# DATA FOR THIS TASK:
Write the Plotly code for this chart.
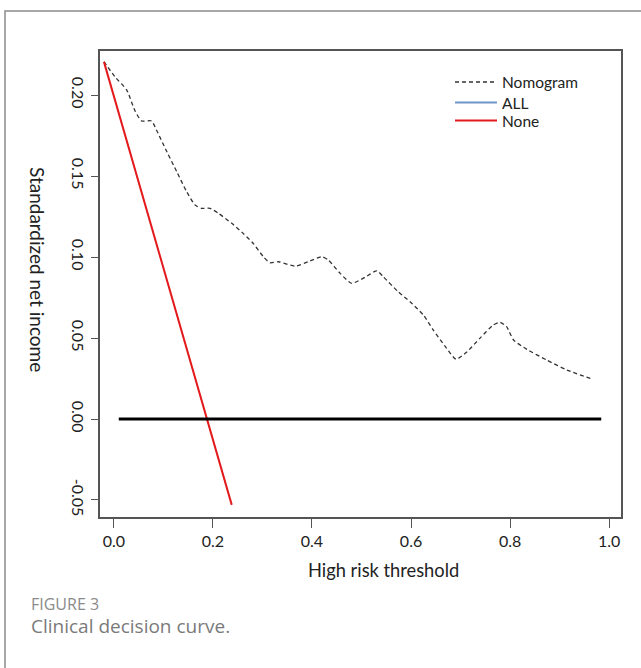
import plotly.graph_objects as go

# ---- data ----
nomo_x = [-0.020, 0.002, 0.026, 0.042, 0.056, 0.076, 0.086, 0.107, 0.127, 0.147, 0.164,
          0.177, 0.194, 0.211, 0.238, 0.261, 0.281, 0.302, 0.315, 0.332, 0.366, 0.396,
          0.420, 0.433, 0.457, 0.480, 0.507, 0.531, 0.544, 0.574, 0.598, 0.625, 0.645,
          0.672, 0.691, 0.713, 0.739, 0.766, 0.780, 0.793, 0.807, 0.834, 0.874, 0.915, 0.962]
nomo_y = [0.2206, 0.2113, 0.2031, 0.1907, 0.1840, 0.1840, 0.1784, 0.1650, 0.1527, 0.1403, 0.1321,
          0.1301, 0.1301, 0.1270, 0.1208, 0.1146, 0.1085, 0.1002, 0.0965, 0.0971, 0.0944, 0.0975,
          0.1002, 0.0981, 0.0899, 0.0838, 0.0875, 0.0915, 0.0878, 0.0786, 0.0724, 0.0642, 0.0549,
          0.0436, 0.0369, 0.0415, 0.0498, 0.0580, 0.0597, 0.0570, 0.0488, 0.0430, 0.0364, 0.0302, 0.0251]

all_x = [0.010, 0.984]
all_y = [0.0, 0.0]

none_x = [-0.020, 0.238]
none_y = [0.2205, -0.053]

x_ticks = [0.0, 0.2, 0.4, 0.6, 0.8, 1.0]
x_tick_labels = ["0.0", "0.2", "0.4", "0.6", "0.8", "1.0"]
y_ticks = [-0.05, 0.0, 0.05, 0.10, 0.15, 0.20]
y_tick_labels = ["-0.05", "0.00", "0.05", "0.10", "0.15", "0.20"]

FONT = "Lato, 'Open Sans', sans-serif"
CAPFONT = "'Open Sans', sans-serif"
AXC = "#555555"

fig = go.Figure()
fig.add_trace(go.Scatter(x=nomo_x, y=nomo_y, mode="lines", name="Nomogram", legend="legend",
                         line=dict(color="#333333", width=1.3, dash="4px,3px", shape="spline", smoothing=0.6)))
fig.add_trace(go.Scatter(x=all_x, y=all_y, mode="lines", name="ALL", legend="legend2",
                         line=dict(color="#6f95c9", width=2)))
fig.add_trace(go.Scatter(x=none_x, y=none_y, mode="lines", name="None", legend="legend3",
                         line=dict(color="#e3191c", width=2)))
# thick black reference line drawn over the ALL line
fig.add_trace(go.Scatter(x=all_x, y=all_y, mode="lines", showlegend=False,
                         line=dict(color="#000000", width=3), hoverinfo="skip"))


def leg(top_px):
    return dict(x=(450 - 100) / 521, y=(517 - top_px) / 466, xanchor="left", yanchor="top",
                bgcolor="rgba(0,0,0,0)", font=dict(size=15.5, family=FONT, color="#222"),
                itemwidth=42, tracegroupgap=0)


fig.update_layout(
    width=641, height=668, autosize=False,
    margin=dict(l=100, r=20, t=51, b=151, pad=0),
    plot_bgcolor="white", paper_bgcolor="white",
    font=dict(family=FONT, color="#222222"),
    xaxis=dict(range=[-0.028, 1.024], tickvals=x_ticks, ticktext=x_tick_labels,
               ticks="outside", ticklen=9, tickwidth=1.3, tickcolor=AXC,
               showline=True, linecolor=AXC, linewidth=1.5, mirror=True,
               showgrid=False, zeroline=False, tickfont=dict(size=16, family=FONT, color="#222")),
    yaxis=dict(range=[-0.0605, 0.2272], tickvals=y_ticks, ticktext=y_tick_labels,
               tickangle=90, ticks="outside", ticklen=7, tickwidth=1.3, tickcolor=AXC,
               showline=True, linecolor=AXC, linewidth=1.5, mirror=True,
               showgrid=False, zeroline=False, tickfont=dict(size=16, family=FONT, color="#222")),
    legend=leg(65.4),
    legend2=leg(86.0),
    legend3=leg(104.0),
    showlegend=True,
)

fig.add_annotation(text="Standardized net income", xref="paper", yref="paper",
                   x=(38 - 100) / 521, y=(517 - 269) / 466, textangle=90, showarrow=False,
                   xanchor="center", yanchor="middle", font=dict(size=19, family=FONT, color="#222"))
fig.add_annotation(text="High risk threshold", xref="paper", yref="paper",
                   x=(383 - 100) / 521, y=(517 - 570) / 466, showarrow=False,
                   xanchor="center", yanchor="middle", font=dict(size=18.3, family=FONT, color="#222"))
fig.add_annotation(text="FIGURE 3", xref="paper", yref="paper",
                   x=(29 - 100) / 521, y=(517 - 604) / 466, showarrow=False,
                   xanchor="left", yanchor="middle", font=dict(size=16, family=CAPFONT, color="#8a8a8a"))
fig.add_annotation(text="Clinical decision curve.", xref="paper", yref="paper",
                   x=(29 - 100) / 521, y=(517 - 626) / 466, showarrow=False,
                   xanchor="left", yanchor="middle", font=dict(size=19, family=CAPFONT, color="#7a7a7a"))

fig.add_shape(type="rect", xref="paper", yref="paper",
              x0=(5 - 100) / 521, x1=(660 - 100) / 521, y0=(517 - 700) / 466, y1=(517 - 11) / 466,
              line=dict(color="#8a8a8a", width=1.5), fillcolor="rgba(0,0,0,0)", layer="below")

fig.write_html("out.html", config={"displayModeBar": False},
               post_script="document.body.style.margin='0';")
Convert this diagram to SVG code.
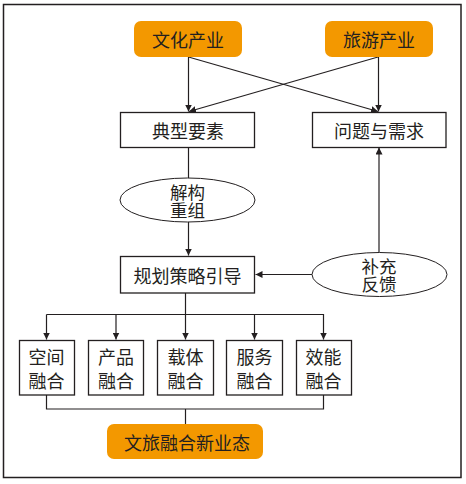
<svg xmlns="http://www.w3.org/2000/svg" width="466" height="484" viewBox="0 0 466 484">
<defs>
<style>
.frame{fill:#fff;stroke:#231f20;stroke-width:1.5}
.org{fill:#f39800;stroke:none}
.box{fill:#fff;stroke:#231f20;stroke-width:1.3}
.ell{fill:#fff;stroke:#231f20;stroke-width:1}
.t{font-family:"Noto Sans CJK SC","Noto Sans",sans-serif;font-size:18px;fill:#231f20;text-anchor:middle;dominant-baseline:central}
.te{font-size:17.5px}
.ln{fill:none;stroke:#231f20;stroke-width:1.2}
</style>
<marker id="ah" viewBox="0 0 10 10" refX="10" refY="5" markerWidth="7" markerHeight="7" markerUnits="userSpaceOnUse" orient="auto">
<path d="M0,0 L10,5 L0,10 z" fill="#231f20"/>
</marker>
</defs>
<rect x="0" y="0" width="466" height="484" fill="#fff"/>
<rect class="frame" x="3.5" y="4.5" width="457.5" height="473"/>
<g id="connectors">
<line class="ln" x1="188.5" y1="57" x2="188.5" y2="111.5" marker-end="url(#ah)"/>
<line class="ln" x1="188.5" y1="57" x2="378" y2="111.5" marker-end="url(#ah)"/>
<line class="ln" x1="378.5" y1="57" x2="378.5" y2="111.5" marker-end="url(#ah)"/>
<line class="ln" x1="378" y1="57" x2="189" y2="111.5" marker-end="url(#ah)"/>
<line class="ln" x1="188.5" y1="147" x2="188.5" y2="178"/>
<line class="ln" x1="188.5" y1="222" x2="188.5" y2="255.5" marker-end="url(#ah)"/>
<line class="ln" x1="312" y1="274.5" x2="255.5" y2="274.5" marker-end="url(#ah)"/>
<line class="ln" x1="379" y1="252.5" x2="379" y2="147.5" marker-end="url(#ah)"/>
<line class="ln" x1="185.5" y1="293" x2="185.5" y2="314.5"/>
<polyline class="ln" points="46.5,314.5 323.5,314.5 323.5,339.5" marker-end="url(#ah)"/>
<line class="ln" x1="46.5" y1="314.5" x2="46.5" y2="339.5" marker-end="url(#ah)"/>
<line class="ln" x1="116" y1="314.5" x2="116" y2="339.5" marker-end="url(#ah)"/>
<line class="ln" x1="185.5" y1="314.5" x2="185.5" y2="339.5" marker-end="url(#ah)"/>
<line class="ln" x1="254.5" y1="314.5" x2="254.5" y2="339.5" marker-end="url(#ah)"/>
<polyline class="ln" points="46.5,395 46.5,409 323.5,409 323.5,395"/>
<line class="ln" x1="185.5" y1="409" x2="185.5" y2="424"/>
</g>
<g id="n-wenhua">
<rect class="org" x="134" y="21" width="108" height="36" rx="7"/>
<text class="t" x="188" y="39">文化产业</text>
</g>
<g id="n-lvyou">
<rect class="org" x="325" y="21" width="108" height="36" rx="7"/>
<text class="t" x="379" y="39">旅游产业</text>
</g>
<g id="n-dianxing">
<rect class="box" x="120.5" y="112.5" width="134" height="35"/>
<text class="t" x="188" y="130">典型要素</text>
</g>
<g id="n-wenti">
<rect class="box" x="312.5" y="112.5" width="133.5" height="35"/>
<text class="t" x="379" y="130">问题与需求</text>
</g>
<g id="n-jiegou">
<ellipse class="ell" cx="187.5" cy="200" rx="67.5" ry="22"/>
<text class="t te" x="187.5" y="191"><tspan x="187.5" y="191">解构</tspan><tspan x="187.5" y="209">重组</tspan></text>
</g>
<g id="n-guihua">
<rect class="box" x="120.5" y="256.5" width="134" height="36.5"/>
<text class="t" x="187.5" y="275">规划策略引导</text>
</g>
<g id="n-buchong">
<ellipse class="ell" cx="379.5" cy="274.5" rx="67.5" ry="22"/>
<text class="t te" x="379" y="265"><tspan x="379" y="265">补充</tspan><tspan x="379" y="283">反馈</tspan></text>
</g>
<g id="n-kongjian">
<rect class="box" x="19.5" y="340.5" width="55" height="54.5"/>
<text class="t" x="46.5" y="355.5">空间</text>
<text class="t" x="46.5" y="380">融合</text>
</g>
<g id="n-chanpin">
<rect class="box" x="88.5" y="340.5" width="55" height="54.5"/>
<text class="t" x="116" y="355.5">产品</text>
<text class="t" x="116" y="380">融合</text>
</g>
<g id="n-zaiti">
<rect class="box" x="157.5" y="340.5" width="56" height="54.5"/>
<text class="t" x="185.5" y="355.5">载体</text>
<text class="t" x="185.5" y="380">融合</text>
</g>
<g id="n-fuwu">
<rect class="box" x="226.5" y="340.5" width="56" height="54.5"/>
<text class="t" x="254.5" y="355.5">服务</text>
<text class="t" x="254.5" y="380">融合</text>
</g>
<g id="n-xiaoneng">
<rect class="box" x="296.5" y="340.5" width="55" height="54.5"/>
<text class="t" x="323.5" y="355.5">效能</text>
<text class="t" x="323.5" y="380">融合</text>
</g>
<g id="n-xinyetai">
<rect class="org" x="107" y="424" width="156" height="35" rx="7"/>
<text class="t" x="187" y="442">文旅融合新业态</text>
</g>
</svg>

# EXERCISE BRIEF:
Look at the listing and set down only the lines from its start through the line with "import plotly.graph_objects as go", word for word and without pictures.

# SOLUTION TO THIS PROBLEM:
Write the Plotly code for this chart.
import plotly.graph_objects as go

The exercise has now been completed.